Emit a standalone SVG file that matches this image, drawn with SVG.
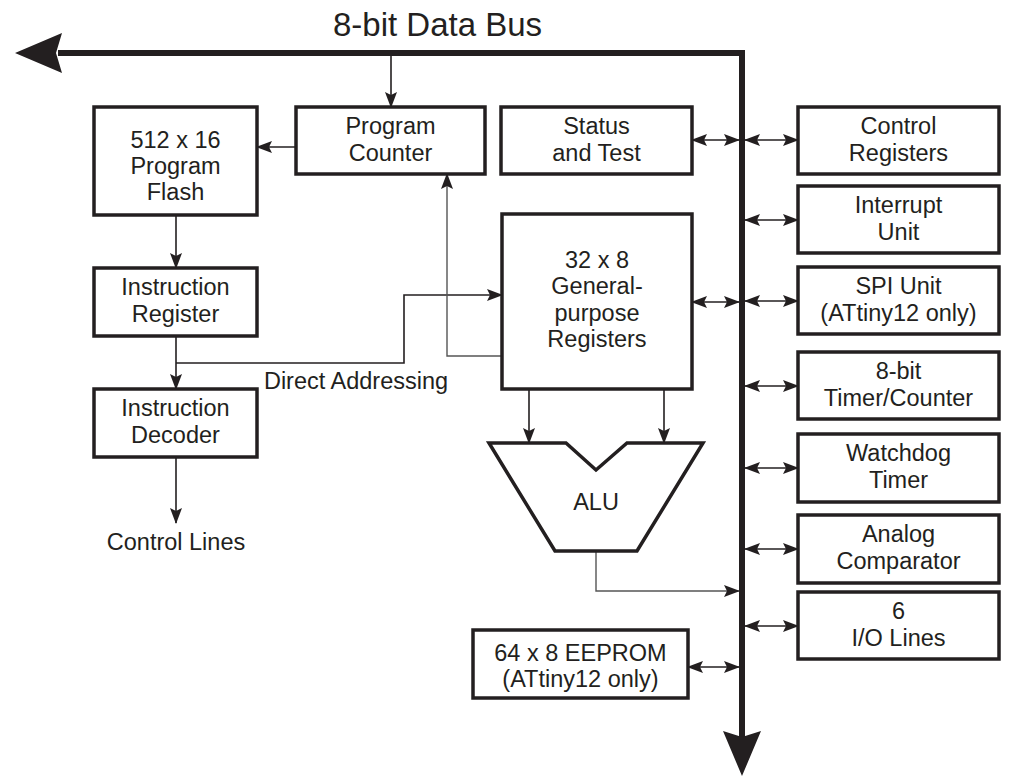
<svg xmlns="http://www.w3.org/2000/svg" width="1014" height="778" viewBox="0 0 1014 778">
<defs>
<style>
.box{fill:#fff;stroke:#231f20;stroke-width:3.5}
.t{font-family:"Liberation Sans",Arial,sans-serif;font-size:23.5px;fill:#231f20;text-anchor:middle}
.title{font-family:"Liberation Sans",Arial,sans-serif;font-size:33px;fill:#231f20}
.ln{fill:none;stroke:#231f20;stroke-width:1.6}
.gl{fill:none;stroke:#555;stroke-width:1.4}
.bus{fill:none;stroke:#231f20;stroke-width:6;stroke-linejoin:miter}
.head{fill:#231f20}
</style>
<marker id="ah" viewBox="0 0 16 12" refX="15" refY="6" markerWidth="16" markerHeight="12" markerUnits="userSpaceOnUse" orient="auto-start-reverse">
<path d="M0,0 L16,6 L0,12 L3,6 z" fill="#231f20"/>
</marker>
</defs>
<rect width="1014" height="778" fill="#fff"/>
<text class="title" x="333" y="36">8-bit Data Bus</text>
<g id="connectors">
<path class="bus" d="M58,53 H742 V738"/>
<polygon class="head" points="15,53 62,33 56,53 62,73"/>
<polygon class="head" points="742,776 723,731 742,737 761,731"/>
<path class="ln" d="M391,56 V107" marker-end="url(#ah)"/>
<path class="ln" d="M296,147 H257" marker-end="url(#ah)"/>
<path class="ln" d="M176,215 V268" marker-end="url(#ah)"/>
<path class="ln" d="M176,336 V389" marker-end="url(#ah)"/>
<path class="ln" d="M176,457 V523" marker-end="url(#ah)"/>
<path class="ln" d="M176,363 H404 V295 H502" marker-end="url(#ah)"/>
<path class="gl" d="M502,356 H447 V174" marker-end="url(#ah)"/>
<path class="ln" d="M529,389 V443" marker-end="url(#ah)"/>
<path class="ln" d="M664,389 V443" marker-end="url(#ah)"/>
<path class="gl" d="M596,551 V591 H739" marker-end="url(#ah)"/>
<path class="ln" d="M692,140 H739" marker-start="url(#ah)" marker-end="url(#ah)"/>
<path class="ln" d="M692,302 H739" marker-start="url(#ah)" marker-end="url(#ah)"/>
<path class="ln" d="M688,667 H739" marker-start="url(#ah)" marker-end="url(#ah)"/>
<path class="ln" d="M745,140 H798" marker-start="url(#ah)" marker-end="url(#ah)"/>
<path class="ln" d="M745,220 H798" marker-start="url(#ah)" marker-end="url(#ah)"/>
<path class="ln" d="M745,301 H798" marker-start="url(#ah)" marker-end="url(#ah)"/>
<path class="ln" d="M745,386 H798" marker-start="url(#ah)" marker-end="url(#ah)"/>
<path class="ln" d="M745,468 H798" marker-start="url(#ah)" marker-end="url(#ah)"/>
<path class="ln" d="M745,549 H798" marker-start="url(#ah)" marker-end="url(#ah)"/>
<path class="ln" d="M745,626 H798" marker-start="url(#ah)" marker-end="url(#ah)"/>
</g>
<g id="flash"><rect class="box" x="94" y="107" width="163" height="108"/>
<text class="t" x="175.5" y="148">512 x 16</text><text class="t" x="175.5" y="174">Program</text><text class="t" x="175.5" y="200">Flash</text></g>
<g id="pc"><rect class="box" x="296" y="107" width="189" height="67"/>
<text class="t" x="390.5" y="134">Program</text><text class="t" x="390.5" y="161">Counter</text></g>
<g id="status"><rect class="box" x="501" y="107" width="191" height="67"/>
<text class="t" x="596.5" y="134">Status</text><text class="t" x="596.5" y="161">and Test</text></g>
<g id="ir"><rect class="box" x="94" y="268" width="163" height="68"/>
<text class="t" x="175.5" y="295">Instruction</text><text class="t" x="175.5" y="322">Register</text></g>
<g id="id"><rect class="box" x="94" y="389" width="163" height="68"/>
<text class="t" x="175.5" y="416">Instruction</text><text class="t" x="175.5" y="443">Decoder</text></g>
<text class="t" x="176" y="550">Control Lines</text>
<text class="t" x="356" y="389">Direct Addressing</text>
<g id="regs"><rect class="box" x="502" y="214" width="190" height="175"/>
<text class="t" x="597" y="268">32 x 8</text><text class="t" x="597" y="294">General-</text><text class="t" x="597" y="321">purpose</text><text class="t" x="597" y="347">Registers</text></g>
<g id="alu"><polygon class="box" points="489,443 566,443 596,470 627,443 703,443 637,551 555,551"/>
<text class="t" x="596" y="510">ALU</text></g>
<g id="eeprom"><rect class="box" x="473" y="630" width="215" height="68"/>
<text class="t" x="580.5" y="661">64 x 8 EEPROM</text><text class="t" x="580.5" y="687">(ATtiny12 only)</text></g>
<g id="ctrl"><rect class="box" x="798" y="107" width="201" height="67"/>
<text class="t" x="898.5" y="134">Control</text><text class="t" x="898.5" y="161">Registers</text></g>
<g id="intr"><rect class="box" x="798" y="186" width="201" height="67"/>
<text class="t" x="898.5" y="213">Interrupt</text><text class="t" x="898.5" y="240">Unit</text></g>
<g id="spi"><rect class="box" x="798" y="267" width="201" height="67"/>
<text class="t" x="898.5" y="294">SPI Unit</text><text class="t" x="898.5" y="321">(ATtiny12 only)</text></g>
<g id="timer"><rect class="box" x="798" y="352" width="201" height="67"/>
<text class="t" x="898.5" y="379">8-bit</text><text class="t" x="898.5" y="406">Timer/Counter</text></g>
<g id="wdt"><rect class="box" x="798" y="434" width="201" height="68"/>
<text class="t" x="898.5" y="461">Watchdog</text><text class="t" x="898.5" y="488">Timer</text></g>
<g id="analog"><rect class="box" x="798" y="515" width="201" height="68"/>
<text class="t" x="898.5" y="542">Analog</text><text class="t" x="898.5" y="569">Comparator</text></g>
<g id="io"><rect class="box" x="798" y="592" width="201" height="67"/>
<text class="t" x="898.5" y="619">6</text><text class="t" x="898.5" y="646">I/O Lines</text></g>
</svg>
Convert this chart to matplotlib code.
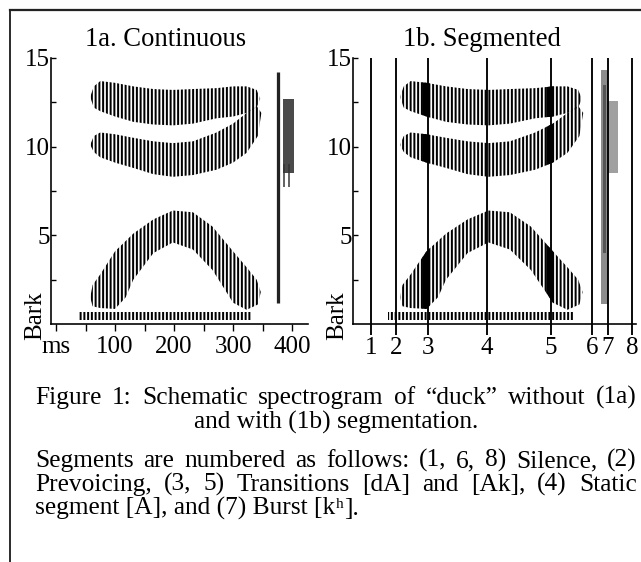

» **Instructions for the task**
Output all of the entries verbatim, leaving out any images.

» **Problem solution**
Emit a standalone SVG file that matches this image, drawn with SVG.
<svg xmlns="http://www.w3.org/2000/svg" width="1014" height="778" viewBox="0 0 1014 778">
<defs>
<style>
.box{fill:#fff;stroke:#231f20;stroke-width:3.5}
.t{font-family:"Liberation Sans",Arial,sans-serif;font-size:23.5px;fill:#231f20;text-anchor:middle}
.title{font-family:"Liberation Sans",Arial,sans-serif;font-size:33px;fill:#231f20}
.ln{fill:none;stroke:#231f20;stroke-width:1.6}
.gl{fill:none;stroke:#555;stroke-width:1.4}
.bus{fill:none;stroke:#231f20;stroke-width:6;stroke-linejoin:miter}
.head{fill:#231f20}
</style>
<marker id="ah" viewBox="0 0 16 12" refX="15" refY="6" markerWidth="16" markerHeight="12" markerUnits="userSpaceOnUse" orient="auto-start-reverse">
<path d="M0,0 L16,6 L0,12 L3,6 z" fill="#231f20"/>
</marker>
</defs>
<rect width="1014" height="778" fill="#fff"/>
<text class="title" x="333" y="36">8-bit Data Bus</text>
<g id="connectors">
<path class="bus" d="M58,53 H742 V738"/>
<polygon class="head" points="15,53 62,33 56,53 62,73"/>
<polygon class="head" points="742,776 723,731 742,737 761,731"/>
<path class="ln" d="M391,56 V107" marker-end="url(#ah)"/>
<path class="ln" d="M296,147 H257" marker-end="url(#ah)"/>
<path class="ln" d="M176,215 V268" marker-end="url(#ah)"/>
<path class="ln" d="M176,336 V389" marker-end="url(#ah)"/>
<path class="ln" d="M176,457 V523" marker-end="url(#ah)"/>
<path class="ln" d="M176,363 H404 V295 H502" marker-end="url(#ah)"/>
<path class="gl" d="M502,356 H447 V174" marker-end="url(#ah)"/>
<path class="ln" d="M529,389 V443" marker-end="url(#ah)"/>
<path class="ln" d="M664,389 V443" marker-end="url(#ah)"/>
<path class="gl" d="M596,551 V591 H739" marker-end="url(#ah)"/>
<path class="ln" d="M692,140 H739" marker-start="url(#ah)" marker-end="url(#ah)"/>
<path class="ln" d="M692,302 H739" marker-start="url(#ah)" marker-end="url(#ah)"/>
<path class="ln" d="M688,667 H739" marker-start="url(#ah)" marker-end="url(#ah)"/>
<path class="ln" d="M745,140 H798" marker-start="url(#ah)" marker-end="url(#ah)"/>
<path class="ln" d="M745,220 H798" marker-start="url(#ah)" marker-end="url(#ah)"/>
<path class="ln" d="M745,301 H798" marker-start="url(#ah)" marker-end="url(#ah)"/>
<path class="ln" d="M745,386 H798" marker-start="url(#ah)" marker-end="url(#ah)"/>
<path class="ln" d="M745,468 H798" marker-start="url(#ah)" marker-end="url(#ah)"/>
<path class="ln" d="M745,549 H798" marker-start="url(#ah)" marker-end="url(#ah)"/>
<path class="ln" d="M745,626 H798" marker-start="url(#ah)" marker-end="url(#ah)"/>
</g>
<g id="flash"><rect class="box" x="94" y="107" width="163" height="108"/>
<text class="t" x="175.5" y="148">512 x 16</text><text class="t" x="175.5" y="174">Program</text><text class="t" x="175.5" y="200">Flash</text></g>
<g id="pc"><rect class="box" x="296" y="107" width="189" height="67"/>
<text class="t" x="390.5" y="134">Program</text><text class="t" x="390.5" y="161">Counter</text></g>
<g id="status"><rect class="box" x="501" y="107" width="191" height="67"/>
<text class="t" x="596.5" y="134">Status</text><text class="t" x="596.5" y="161">and Test</text></g>
<g id="ir"><rect class="box" x="94" y="268" width="163" height="68"/>
<text class="t" x="175.5" y="295">Instruction</text><text class="t" x="175.5" y="322">Register</text></g>
<g id="id"><rect class="box" x="94" y="389" width="163" height="68"/>
<text class="t" x="175.5" y="416">Instruction</text><text class="t" x="175.5" y="443">Decoder</text></g>
<text class="t" x="176" y="550">Control Lines</text>
<text class="t" x="356" y="389">Direct Addressing</text>
<g id="regs"><rect class="box" x="502" y="214" width="190" height="175"/>
<text class="t" x="597" y="268">32 x 8</text><text class="t" x="597" y="294">General-</text><text class="t" x="597" y="321">purpose</text><text class="t" x="597" y="347">Registers</text></g>
<g id="alu"><polygon class="box" points="489,443 566,443 596,470 627,443 703,443 637,551 555,551"/>
<text class="t" x="596" y="510">ALU</text></g>
<g id="eeprom"><rect class="box" x="473" y="630" width="215" height="68"/>
<text class="t" x="580.5" y="661">64 x 8 EEPROM</text><text class="t" x="580.5" y="687">(ATtiny12 only)</text></g>
<g id="ctrl"><rect class="box" x="798" y="107" width="201" height="67"/>
<text class="t" x="898.5" y="134">Control</text><text class="t" x="898.5" y="161">Registers</text></g>
<g id="intr"><rect class="box" x="798" y="186" width="201" height="67"/>
<text class="t" x="898.5" y="213">Interrupt</text><text class="t" x="898.5" y="240">Unit</text></g>
<g id="spi"><rect class="box" x="798" y="267" width="201" height="67"/>
<text class="t" x="898.5" y="294">SPI Unit</text><text class="t" x="898.5" y="321">(ATtiny12 only)</text></g>
<g id="timer"><rect class="box" x="798" y="352" width="201" height="67"/>
<text class="t" x="898.5" y="379">8-bit</text><text class="t" x="898.5" y="406">Timer/Counter</text></g>
<g id="wdt"><rect class="box" x="798" y="434" width="201" height="68"/>
<text class="t" x="898.5" y="461">Watchdog</text><text class="t" x="898.5" y="488">Timer</text></g>
<g id="analog"><rect class="box" x="798" y="515" width="201" height="68"/>
<text class="t" x="898.5" y="542">Analog</text><text class="t" x="898.5" y="569">Comparator</text></g>
<g id="io"><rect class="box" x="798" y="592" width="201" height="67"/>
<text class="t" x="898.5" y="619">6</text><text class="t" x="898.5" y="646">I/O Lines</text></g>
</svg>
Convert this chart to matplotlib code.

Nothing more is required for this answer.